2. Have him sit close to you. Point out and read the title and the names of the author and the illustrator.
3. Read the book with him, changing the tone of your voice to match the mood of the story. For example, use a loud voice when there is a lot of action or a quiet voice when something sad or scary is happening.
4. Involve your child by having him turn the pages and by asking questions about the story. You might ask, “What do you think will happen next?” or “How do you think (fill in character’s name) feels?”
5. At the end of the book, ask questions about what happened, where the events took place, and what he liked or did not like about the story.
6. When he is familiar with the story, ask him to “read” it to you. Let him tell you the story in his own words as you go through the book together.

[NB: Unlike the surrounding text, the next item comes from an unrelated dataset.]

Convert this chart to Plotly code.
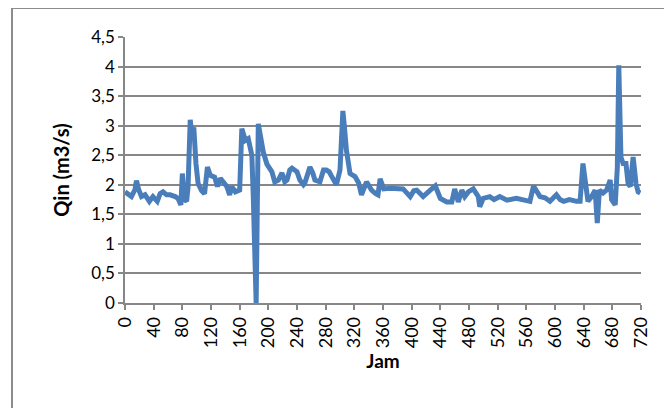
import plotly.graph_objects as go

hours = [0, 2, 9, 14, 16, 19, 23, 28, 34, 39, 45, 49, 53, 58, 63, 70, 74, 78, 80, 83,
         86, 88, 91, 93, 96, 99, 102, 107, 111, 115, 119, 125, 129, 133, 138, 142, 146, 149, 154, 160,
         163, 168, 172, 177, 179, 183, 186, 188, 190, 193, 198, 202, 205, 209, 214, 219, 223, 226, 230, 233,
         237, 240, 244, 249, 251, 258, 262, 265, 272, 277, 281, 285, 288, 292, 295, 300, 302, 304, 306, 309,
         314, 321, 326, 330, 337, 344, 350, 353, 356, 361, 370, 380, 388, 398, 403, 407, 416, 426, 433, 440,
         449, 456, 460, 465, 470, 474, 479, 486, 493, 495, 500, 509, 515, 523, 533, 546, 555, 565, 570, 574,
         579, 586, 593, 602, 607, 612, 620, 630, 635, 639, 642, 646, 651, 656, 659, 662, 667, 672, 677, 679,
         684, 687, 689, 692, 695, 699, 702, 705, 709, 713, 716, 719]
qin = [1.88, 1.86, 1.80, 1.92, 2.07, 1.92, 1.80, 1.83, 1.72, 1.80, 1.72, 1.85, 1.88, 1.83, 1.83, 1.80, 1.77, 1.66, 2.19, 1.75,
       1.72, 1.97, 3.10, 2.86, 2.97, 2.36, 2.02, 1.90, 1.85, 2.30, 2.16, 2.13, 1.97, 2.11, 2.02, 1.97, 1.83, 1.97, 1.88, 1.91,
       2.95, 2.75, 2.78, 2.50, 1.80, 0.00, 3.03, 2.90, 2.75, 2.55, 2.35, 2.27, 2.22, 2.05, 2.08, 2.20, 2.05, 2.08, 2.25, 2.28,
       2.25, 2.22, 2.08, 2.00, 2.03, 2.30, 2.20, 2.08, 2.05, 2.25, 2.25, 2.22, 2.15, 2.05, 2.00, 2.25, 2.60, 3.25, 3.00, 2.58,
       2.19, 2.14, 2.03, 1.83, 2.05, 1.91, 1.85, 1.83, 2.10, 1.93, 1.94, 1.94, 1.93, 1.80, 1.90, 1.91, 1.80, 1.91, 1.98, 1.77,
       1.71, 1.71, 1.93, 1.71, 1.91, 1.80, 1.88, 1.93, 1.80, 1.63, 1.77, 1.80, 1.75, 1.80, 1.74, 1.77, 1.74, 1.72, 1.98, 1.90,
       1.80, 1.78, 1.72, 1.83, 1.75, 1.72, 1.75, 1.72, 1.72, 2.36, 2.02, 1.72, 1.80, 1.91, 1.35, 1.91, 1.86, 1.91, 2.08, 1.75,
       1.66, 2.30, 4.02, 2.47, 2.36, 2.36, 2.02, 1.97, 2.47, 2.02, 1.88, 1.86]

x_ticks = list(range(0, 721, 40))
y_ticks = [0, 0.5, 1, 1.5, 2, 2.5, 3, 3.5, 4, 4.5]

FONT = "Lato, Open Sans, sans-serif"
GRID = "#878787"

# page has an 8px body margin; figure coordinates are offset accordingly
W, H = 664, 400
L, T, PW, PH = 117, 29, 516, 266

fig = go.Figure()
fig.add_trace(go.Scatter(
    x=hours, y=qin, mode="lines",
    line=dict(color="#4a7ebb", width=5, shape="linear"),
    showlegend=False, hoverinfo="skip",
))

fig.update_layout(
    width=W, height=H,
    margin=dict(l=L, r=W - L - PW, t=T, b=H - T - PH),
    paper_bgcolor="white", plot_bgcolor="white",
    separators=",.",
    font=dict(family=FONT, size=17, color="black"),
    xaxis=dict(
        range=[0, 720], tickmode="array", tickvals=x_ticks,
        ticktext=[str(v) for v in x_ticks], tickangle=-90,
        showgrid=False, zeroline=False,
        showline=True, linecolor=GRID, linewidth=1.5,
        ticks="outside", ticklen=5, tickcolor=GRID, tickwidth=1.5,
        tickfont=dict(size=18, family=FONT),
        title=dict(text="<b>Jam</b>", font=dict(size=19, family=FONT), standoff=7),
    ),
    yaxis=dict(
        range=[0, 4.5], tickmode="array", tickvals=y_ticks,
        ticktext=[("%g" % v).replace(".", ",") for v in y_ticks],
        showgrid=True, gridcolor=GRID, gridwidth=1.5, zeroline=False,
        showline=True, linecolor=GRID, linewidth=1.5,
        ticks="outside", ticklen=5, tickcolor=GRID, tickwidth=1.5,
        tickfont=dict(size=17, family=FONT),
        title=dict(text="<b>Qin (m3/s)</b>", font=dict(size=20, family=FONT), standoff=16),
    ),
    shapes=[dict(type="rect", xref="paper", yref="paper",
                 x0=(4 - L) / PW, x1=(660 - L) / PW,
                 y0=-(H + 40 - T - PH) / PH, y1=(T + PH) / PH,
                 line=dict(color="#8c8c8c", width=2), layer="below")],
)

fig.write_html("out.html")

Preview the book before reading it to your child, searching for words that your child may not know. Be prepared to explain their meanings. As you read the story, draw your child’s attention to two or three of the new words. Talk to your child about the meaning of these new words. Then, try to use the words in a sentence. For example, if you just read, “Keoni and the shark (niuhi) were exhausted after swimming so far,” ask your child what he thinks “exhausted” means. If he is not sure, use it in a sentence: “After we play at the beach, you always fall asleep on the way home because you are exhausted.” Find different ways to use these new words in sentences as you are talking with your child later in the day or the week.